Materials provided

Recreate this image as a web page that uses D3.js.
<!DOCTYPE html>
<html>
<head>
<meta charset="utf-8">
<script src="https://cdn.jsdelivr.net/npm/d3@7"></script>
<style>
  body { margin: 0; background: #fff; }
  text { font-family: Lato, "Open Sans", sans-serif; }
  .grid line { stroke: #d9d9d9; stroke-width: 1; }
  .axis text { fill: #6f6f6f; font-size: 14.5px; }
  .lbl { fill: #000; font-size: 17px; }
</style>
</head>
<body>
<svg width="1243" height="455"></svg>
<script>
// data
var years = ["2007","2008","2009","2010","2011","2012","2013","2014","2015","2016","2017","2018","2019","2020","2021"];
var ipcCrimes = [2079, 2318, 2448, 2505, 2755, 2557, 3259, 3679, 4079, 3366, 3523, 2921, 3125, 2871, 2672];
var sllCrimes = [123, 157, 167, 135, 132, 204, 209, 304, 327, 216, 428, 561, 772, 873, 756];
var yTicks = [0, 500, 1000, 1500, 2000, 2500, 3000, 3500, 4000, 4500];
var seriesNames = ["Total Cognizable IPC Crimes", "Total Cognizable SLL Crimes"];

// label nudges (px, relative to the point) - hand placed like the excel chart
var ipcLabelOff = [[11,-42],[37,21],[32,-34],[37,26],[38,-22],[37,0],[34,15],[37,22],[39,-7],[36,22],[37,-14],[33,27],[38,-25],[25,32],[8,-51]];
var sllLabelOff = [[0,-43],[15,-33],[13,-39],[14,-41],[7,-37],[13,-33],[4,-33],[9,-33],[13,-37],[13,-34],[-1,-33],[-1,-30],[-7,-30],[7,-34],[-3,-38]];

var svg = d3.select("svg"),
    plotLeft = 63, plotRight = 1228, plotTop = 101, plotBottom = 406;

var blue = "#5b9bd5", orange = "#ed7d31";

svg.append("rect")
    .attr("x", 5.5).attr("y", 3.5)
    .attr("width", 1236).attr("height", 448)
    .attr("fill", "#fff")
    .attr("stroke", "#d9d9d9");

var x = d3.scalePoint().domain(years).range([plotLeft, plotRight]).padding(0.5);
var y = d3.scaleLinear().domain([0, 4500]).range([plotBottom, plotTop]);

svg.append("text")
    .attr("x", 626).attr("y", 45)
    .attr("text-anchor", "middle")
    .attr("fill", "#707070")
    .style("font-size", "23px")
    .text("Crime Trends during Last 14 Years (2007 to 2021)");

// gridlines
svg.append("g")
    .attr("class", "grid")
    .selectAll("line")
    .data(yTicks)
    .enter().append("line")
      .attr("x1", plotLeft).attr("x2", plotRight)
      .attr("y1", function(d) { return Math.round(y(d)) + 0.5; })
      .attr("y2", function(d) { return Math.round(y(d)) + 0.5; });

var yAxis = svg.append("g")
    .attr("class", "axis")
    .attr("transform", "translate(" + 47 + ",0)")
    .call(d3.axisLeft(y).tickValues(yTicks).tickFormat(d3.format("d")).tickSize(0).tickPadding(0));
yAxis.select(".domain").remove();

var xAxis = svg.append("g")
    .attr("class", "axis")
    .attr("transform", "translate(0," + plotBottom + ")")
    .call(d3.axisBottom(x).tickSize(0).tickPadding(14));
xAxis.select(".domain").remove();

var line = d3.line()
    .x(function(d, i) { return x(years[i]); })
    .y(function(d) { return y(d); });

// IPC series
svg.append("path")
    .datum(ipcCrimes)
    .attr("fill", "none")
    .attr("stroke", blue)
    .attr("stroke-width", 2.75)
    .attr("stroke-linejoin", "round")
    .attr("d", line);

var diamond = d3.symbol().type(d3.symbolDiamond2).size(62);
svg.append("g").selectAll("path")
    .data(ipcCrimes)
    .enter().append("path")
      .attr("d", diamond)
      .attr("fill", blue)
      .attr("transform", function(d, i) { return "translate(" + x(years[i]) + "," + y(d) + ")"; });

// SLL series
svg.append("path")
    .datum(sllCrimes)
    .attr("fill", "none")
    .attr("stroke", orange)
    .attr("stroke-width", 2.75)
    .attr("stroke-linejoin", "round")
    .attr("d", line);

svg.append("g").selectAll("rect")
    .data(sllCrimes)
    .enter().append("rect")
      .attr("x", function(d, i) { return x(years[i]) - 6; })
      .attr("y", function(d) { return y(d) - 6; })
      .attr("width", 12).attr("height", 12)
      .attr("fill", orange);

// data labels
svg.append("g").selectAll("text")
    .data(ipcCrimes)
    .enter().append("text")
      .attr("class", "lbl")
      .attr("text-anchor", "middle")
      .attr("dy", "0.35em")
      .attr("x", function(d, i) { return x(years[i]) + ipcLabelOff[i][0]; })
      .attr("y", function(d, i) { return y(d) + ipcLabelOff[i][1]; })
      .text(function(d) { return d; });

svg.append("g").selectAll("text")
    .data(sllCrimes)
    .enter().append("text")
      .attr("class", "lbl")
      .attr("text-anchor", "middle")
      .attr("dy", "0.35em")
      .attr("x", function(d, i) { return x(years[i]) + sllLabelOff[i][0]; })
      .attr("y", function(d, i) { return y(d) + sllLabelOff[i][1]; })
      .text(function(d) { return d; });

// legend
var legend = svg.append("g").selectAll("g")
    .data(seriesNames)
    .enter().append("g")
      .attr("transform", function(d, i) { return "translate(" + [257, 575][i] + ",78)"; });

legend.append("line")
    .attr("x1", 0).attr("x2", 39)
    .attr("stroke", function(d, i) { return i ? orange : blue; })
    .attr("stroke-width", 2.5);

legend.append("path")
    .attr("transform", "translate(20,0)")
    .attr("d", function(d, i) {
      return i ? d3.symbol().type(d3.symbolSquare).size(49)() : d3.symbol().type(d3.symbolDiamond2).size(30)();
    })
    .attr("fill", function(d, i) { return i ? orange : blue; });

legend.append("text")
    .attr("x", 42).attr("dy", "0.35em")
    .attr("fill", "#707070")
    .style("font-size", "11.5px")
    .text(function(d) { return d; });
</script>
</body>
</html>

==

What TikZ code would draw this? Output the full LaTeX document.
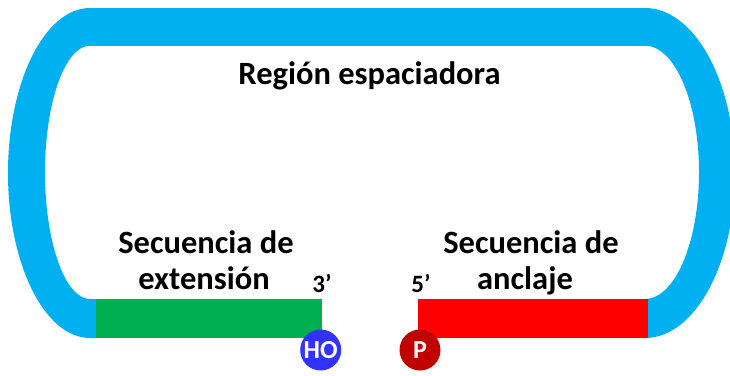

==

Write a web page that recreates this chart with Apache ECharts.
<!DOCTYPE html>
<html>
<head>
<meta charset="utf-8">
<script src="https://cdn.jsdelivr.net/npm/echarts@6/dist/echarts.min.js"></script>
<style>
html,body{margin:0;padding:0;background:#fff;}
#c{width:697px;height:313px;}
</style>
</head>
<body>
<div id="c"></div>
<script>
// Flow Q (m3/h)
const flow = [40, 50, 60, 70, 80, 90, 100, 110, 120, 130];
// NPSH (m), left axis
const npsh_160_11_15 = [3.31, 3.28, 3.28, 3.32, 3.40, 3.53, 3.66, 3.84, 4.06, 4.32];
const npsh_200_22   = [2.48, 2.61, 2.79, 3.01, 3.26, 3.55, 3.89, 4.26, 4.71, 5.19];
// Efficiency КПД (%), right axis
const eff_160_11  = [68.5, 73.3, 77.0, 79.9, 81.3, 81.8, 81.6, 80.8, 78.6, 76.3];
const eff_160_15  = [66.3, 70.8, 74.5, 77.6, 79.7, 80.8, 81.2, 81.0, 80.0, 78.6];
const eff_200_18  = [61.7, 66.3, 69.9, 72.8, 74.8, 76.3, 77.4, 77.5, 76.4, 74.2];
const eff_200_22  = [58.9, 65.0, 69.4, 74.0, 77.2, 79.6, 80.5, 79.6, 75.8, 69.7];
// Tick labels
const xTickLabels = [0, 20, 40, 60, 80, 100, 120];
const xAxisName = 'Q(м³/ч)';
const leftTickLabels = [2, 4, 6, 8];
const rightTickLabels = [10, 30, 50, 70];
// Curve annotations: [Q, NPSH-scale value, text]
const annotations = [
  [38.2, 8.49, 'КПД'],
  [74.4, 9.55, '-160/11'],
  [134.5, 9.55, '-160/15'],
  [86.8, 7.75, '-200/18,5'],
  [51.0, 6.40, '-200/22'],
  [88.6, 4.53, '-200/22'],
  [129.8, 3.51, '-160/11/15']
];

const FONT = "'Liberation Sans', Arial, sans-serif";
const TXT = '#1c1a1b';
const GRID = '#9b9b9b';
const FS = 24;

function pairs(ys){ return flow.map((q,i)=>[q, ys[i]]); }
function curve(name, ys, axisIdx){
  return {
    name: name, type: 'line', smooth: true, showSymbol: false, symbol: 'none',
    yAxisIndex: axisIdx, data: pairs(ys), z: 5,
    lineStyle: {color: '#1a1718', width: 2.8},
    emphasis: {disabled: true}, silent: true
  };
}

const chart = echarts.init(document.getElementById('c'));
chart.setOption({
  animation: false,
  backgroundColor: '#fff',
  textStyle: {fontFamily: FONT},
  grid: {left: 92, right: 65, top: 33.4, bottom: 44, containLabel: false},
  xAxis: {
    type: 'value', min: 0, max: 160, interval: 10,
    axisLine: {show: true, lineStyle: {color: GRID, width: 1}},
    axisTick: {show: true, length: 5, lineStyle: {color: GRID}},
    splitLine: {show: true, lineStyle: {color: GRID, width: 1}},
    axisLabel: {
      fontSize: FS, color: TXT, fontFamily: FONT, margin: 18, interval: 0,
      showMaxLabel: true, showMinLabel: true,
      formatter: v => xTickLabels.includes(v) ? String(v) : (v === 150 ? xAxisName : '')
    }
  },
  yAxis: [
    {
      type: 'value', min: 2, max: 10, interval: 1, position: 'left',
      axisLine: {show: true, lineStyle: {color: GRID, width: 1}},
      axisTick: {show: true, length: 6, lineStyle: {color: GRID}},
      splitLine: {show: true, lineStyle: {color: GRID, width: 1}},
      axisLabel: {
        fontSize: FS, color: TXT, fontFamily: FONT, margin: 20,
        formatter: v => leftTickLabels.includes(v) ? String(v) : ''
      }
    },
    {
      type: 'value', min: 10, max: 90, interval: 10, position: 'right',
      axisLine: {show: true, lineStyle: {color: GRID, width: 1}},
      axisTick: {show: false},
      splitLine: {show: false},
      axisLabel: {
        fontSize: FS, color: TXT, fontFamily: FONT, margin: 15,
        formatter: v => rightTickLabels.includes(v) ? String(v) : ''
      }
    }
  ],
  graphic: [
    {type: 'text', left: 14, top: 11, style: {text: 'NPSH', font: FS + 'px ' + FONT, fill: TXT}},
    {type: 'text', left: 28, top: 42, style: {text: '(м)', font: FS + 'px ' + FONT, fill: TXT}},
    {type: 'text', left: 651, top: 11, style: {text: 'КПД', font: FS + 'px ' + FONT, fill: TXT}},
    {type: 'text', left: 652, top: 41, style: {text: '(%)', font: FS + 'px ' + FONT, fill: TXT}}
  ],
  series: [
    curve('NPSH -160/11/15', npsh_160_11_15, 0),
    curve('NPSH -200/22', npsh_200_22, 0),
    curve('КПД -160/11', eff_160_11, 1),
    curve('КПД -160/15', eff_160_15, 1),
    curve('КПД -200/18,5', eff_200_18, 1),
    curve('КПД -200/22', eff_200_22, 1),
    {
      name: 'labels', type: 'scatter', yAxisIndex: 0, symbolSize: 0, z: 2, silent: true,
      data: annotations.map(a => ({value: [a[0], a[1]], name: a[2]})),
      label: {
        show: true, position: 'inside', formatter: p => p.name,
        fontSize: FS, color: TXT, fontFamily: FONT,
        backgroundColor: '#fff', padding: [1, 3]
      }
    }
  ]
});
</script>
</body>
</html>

Task objective
Return each line among the entries that holds the word "this".

Written answer
Recreate this image as a web page that uses D3.js.
What TikZ code would draw this? Output the full LaTeX document.
Write a web page that recreates this chart with Apache ECharts.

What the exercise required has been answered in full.